我把顾明凌的这些话都原封不动地告诉了她,李玫的脸上终于闪过一丝不忍,她垂下眼睛,极缓地吸了一口气。
“所以你知道你是一个多么不称职的母亲了?”我冷冰冰地问道。
李玫忽然笑了一下,眼里露出疲惫的神色,她扭到一侧,从精致的手袋里拿出一张银行卡,放到桌子上推了过来。
“这是我最后能为他做的。”
“我得了癌症。”
“时日无多。”
“你可以不用告诉他。”
“就当他没有我这个母亲。”
第236章 离别
自那以后,我再也没有顾明凌母亲的消息。
也许,在她生命的最后,念念不忘的是曾经放下的一切,而她自以为的成功,不过是红尘俗世中的一场幻梦。千金散尽,过眼烟云,一个人活着的价值,不应该用生前富贵身后名来衡量,而应该在她所爱之人的眼中。
很可惜,她并没有看到顾明凌为她流泪的样子,自十年前她抛下他,就应该预料到自己孤家寡人的下场。

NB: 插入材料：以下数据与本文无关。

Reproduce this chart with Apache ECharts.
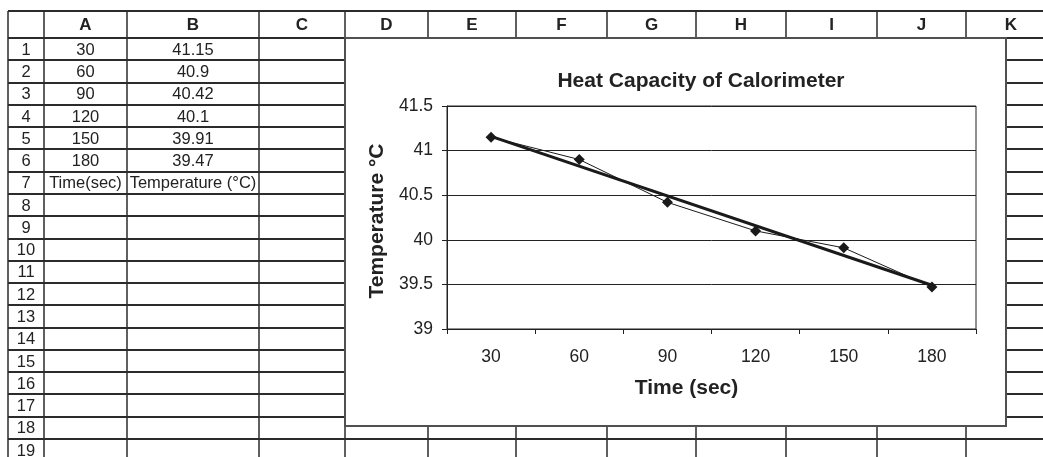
<!DOCTYPE html>
<html>
<head>
<meta charset="utf-8">
<script src="https://cdn.jsdelivr.net/npm/echarts@6/dist/echarts.min.js"></script>
<style>
html,body{margin:0;padding:0;background:#fff;}
#chart{width:1043px;height:457px;}
</style>
</head>
<body>
<div id="chart"></div>
<script>
// ---- data ----
const times = ['30', '60', '90', '120', '150', '180'];
const temps = [41.15, 40.9, 40.42, 40.1, 39.91, 39.47];
// linear trendline endpoints
const trendStart = 41.16;
const trendEnd = 39.49;
const columnLetters = ['A', 'B', 'C', 'D', 'E', 'F', 'G', 'H', 'I', 'J', 'K'];
const rowCount = 19;
const labelRow = ['Time(sec)', 'Temperature (\u00B0C)'];
const chartTitle = 'Heat Capacity of Calorimeter';
const xName = 'Time (sec)';
const yName = 'Temperature \u00B0C';

// ---- layout (sheet) ----
const FONT = '"Liberation Sans", Arial, Helvetica, sans-serif';
const INK = '#222';
const colX = [8, 44, 127, 259, 345, 428, 516, 607, 696, 786, 877, 966, 1056];
const headTop = 11, headBottom = 38, rowH = 22.28;
const W = 1043, H = 457;

const g = [];
// vertical lines
colX.forEach(function (x) {
  g.push({type: 'line', z: 0, silent: true,
    shape: {x1: x, y1: headTop, x2: x, y2: H},
    style: {stroke: '#2b2b2b', lineWidth: 1.5}});
});
// horizontal lines
const hy = [headTop, headBottom];
for (let i = 1; i < rowCount; i++) hy.push(Math.round(headBottom + rowH * i));
hy.forEach(function (y) {
  g.push({type: 'line', z: 0, silent: true,
    shape: {x1: colX[0], y1: y, x2: W, y2: y},
    style: {stroke: '#2b2b2b', lineWidth: 2}});
});
// column headers
columnLetters.forEach(function (c, i) {
  g.push({type: 'text', z: 1, silent: true,
    style: {text: c, x: (colX[i + 1] + colX[i + 2]) / 2, y: (headTop + headBottom) / 2 + 1,
      align: 'center', verticalAlign: 'middle', textAlign: 'center', textVerticalAlign: 'middle',
      font: 'bold 17px ' + FONT, fill: INK}});
});
// row numbers
for (let r = 1; r <= rowCount; r++) {
  const cy = headBottom + rowH * (r - 0.5) + 1;
  g.push({type: 'text', z: 1, silent: true,
    style: {text: String(r), x: (colX[0] + colX[1]) / 2, y: cy,
      align: 'center', verticalAlign: 'middle', textAlign: 'center', textVerticalAlign: 'middle',
      font: '16.5px ' + FONT, fill: INK}});
}
// data cells
function cell(col, row, text) {
  g.push({type: 'text', z: 1, silent: true,
    style: {text: text, x: (colX[col] + colX[col + 1]) / 2, y: headBottom + rowH * (row - 0.5) + 1,
      align: 'center', verticalAlign: 'middle', textAlign: 'center', textVerticalAlign: 'middle',
      font: '16.5px ' + FONT, fill: INK}});
}
times.forEach(function (t, i) {
  cell(1, i + 1, t);
  cell(2, i + 1, String(temps[i]));
});
cell(1, 7, labelRow[0]);
cell(2, 7, labelRow[1]);
// chart object box
g.push({type: 'rect', z: 2, silent: true,
  shape: {x: 345, y: 38, width: 661, height: 388},
  style: {fill: '#fff', stroke: '#505050', lineWidth: 2}});

const trend = times.map(function (t, i) {
  if (i === 0) return trendStart;
  if (i === times.length - 1) return trendEnd;
  return null;
});

const chart = echarts.init(document.getElementById('chart'));
chart.setOption({
  animation: false,
  backgroundColor: '#fff',
  textStyle: {fontFamily: FONT},
  graphic: {elements: g},
  title: {
    text: chartTitle, left: 696, top: 66, textAlign: 'center', z: 10,
    textStyle: {fontSize: 21, fontWeight: 'bold', color: INK, fontFamily: FONT}
  },
  grid: {
    left: 447, top: 106, right: W - 976, bottom: H - 329, z: 5,
    show: true, borderColor: '#222', borderWidth: 1, backgroundColor: 'transparent'
  },
  xAxis: {
    type: 'category', data: times, boundaryGap: true, z: 5,
    name: xName, nameLocation: 'middle', nameGap: 49,
    nameTextStyle: {fontSize: 21, fontWeight: 'bold', color: INK, fontFamily: FONT, padding: [0, 50, 0, 0]},
    axisLine: {lineStyle: {color: '#222', width: 1}},
    axisTick: {show: true, alignWithLabel: false, length: 5, lineStyle: {color: '#222'}},
    axisLabel: {fontSize: 17.5, color: INK, margin: 19, fontFamily: FONT},
    splitLine: {show: false}
  },
  yAxis: {
    type: 'value', min: 39, max: 41.5, interval: 0.5, z: 5,
    name: yName, nameLocation: 'middle', nameGap: 54,
    nameTextStyle: {fontSize: 21, fontWeight: 'bold', color: INK, fontFamily: FONT, padding: [0, 7, 0, 0]},
    axisLine: {show: true, lineStyle: {color: '#222', width: 1}},
    axisTick: {show: true, length: 5, lineStyle: {color: '#222'}},
    axisLabel: {fontSize: 17.5, color: INK, margin: 14, fontFamily: FONT},
    splitLine: {show: true, lineStyle: {color: '#222', width: 1}}
  },
  series: [
    {
      name: 'Trend', type: 'line', data: trend, connectNulls: true, z: 6,
      showSymbol: false, symbol: 'none', silent: true,
      lineStyle: {color: '#1a1a1a', width: 3}
    },
    {
      name: 'Temperature', type: 'line', data: temps, z: 7,
      symbol: 'diamond', symbolSize: 11,
      itemStyle: {color: '#1a1a1a'},
      lineStyle: {color: '#1a1a1a', width: 1}
    }
  ]
});
</script>
</body>
</html>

在那个寒冷的冬天,苏至煜老师也离开了我们,享年六十八岁。
老师走得很安详,看起来就像睡着了。
我和枫浅师兄料理了老师的后事,葬礼上来的人很多,有一些甚至是系统里的大人物。
苏至煜老师一生无儿无女,献身学术,桃李众多,但他最疼爱的,还是我们师兄弟三个。
老师病重的时候,郝秦师兄正在国外进行学术访问,葬礼当天才赶回来,并没有赶上见老师的最后一面。
郝秦师兄风尘仆仆地从机场过来,立刻跪到了老师的棺前,哭得不能自已。师娘扶他起来,短短几天,师娘好像憔悴了许多。
葬礼结束,殡仪馆的车子将老师的遗体拉到郊区,之后,我和枫浅师兄一人抱着骨灰盒和牌位,迎着细细的雨丝去了墓地。
在墓地前,我和枫浅师兄站了好久,郝秦师兄还是一直在落泪,顾明凌拿了几把黑伞过来,一把一把撑开递给我们,枫浅师兄说:“老头子的遗愿就靠我们几个了。”
郝秦师兄说:“老师之前一直说想见小宝,等小宝出生了,我把照片烧给他。”
小宝是郝秦师兄的孩子,预产期是今年七月份,可惜,老师看不到了。
老师走后,有很长一段时间我都睡不好,梦里都是他老人家的音容笑貌,每每夜里醒来,都会发现顾明凌握着我的手,即使睡着,他的眉毛也微微皱着。
看到顾明明闭着眼睛的侧脸,我慢慢释然,逝者已矣,生者更应该努力承其遗志,变得更好,更有希望和未来。
惊蛰过后,天气渐渐回暖,窗外柳树发芽,春天慢慢到了。
顾明凌每天都在高强度的学习,距离高考只有一百天了,他在进行最后的练习和冲刺,最近一次的模考成绩是超过了一本线十三分,我和李帛都很满意,照着这样趋势,顾明凌拿到本科录取通知书不成问题,但顾明凌却闷闷不乐,因为这样的成绩考a大远远不够。
我安慰他:“即使暂时上不了a大,读研的时候也可以考嘛!考研可比高考容易多了。”
顾明凌立刻生不如死地看了我一眼:“哥,我发誓不再念书了。”
我:微笑.jpg。
赵小静五月份的时候来了一次a市,说是参加网络作家协会的研讨会,我和顾明凌带她去了爬了普陀山,在山上,赵小静给我们讲了自己被逼婚的事,最夸张的是,她只是发了条微博控诉自己的悲惨生活,烈就又去h市找了她一次。
第237章 帮忙
我问她:“你对烈到底是怎样想的?”
赵小静如丧考妣地叹了口气,说:“还能怎样?躲呗,我活了二十多年,真是没见过这么执着的小孩。”
我问道:“就从来没有想过和他在一起吗?”
赵小静看着脚下的绿树翠峦,目光变得深邃伤感:“没想过,也许每个人都是孤独的吧,赤条条地来,赤条条地走,没有谁能陪伴谁到最后,与其期待和伤心,不如干脆不做打算,自己瞎鸡儿过。”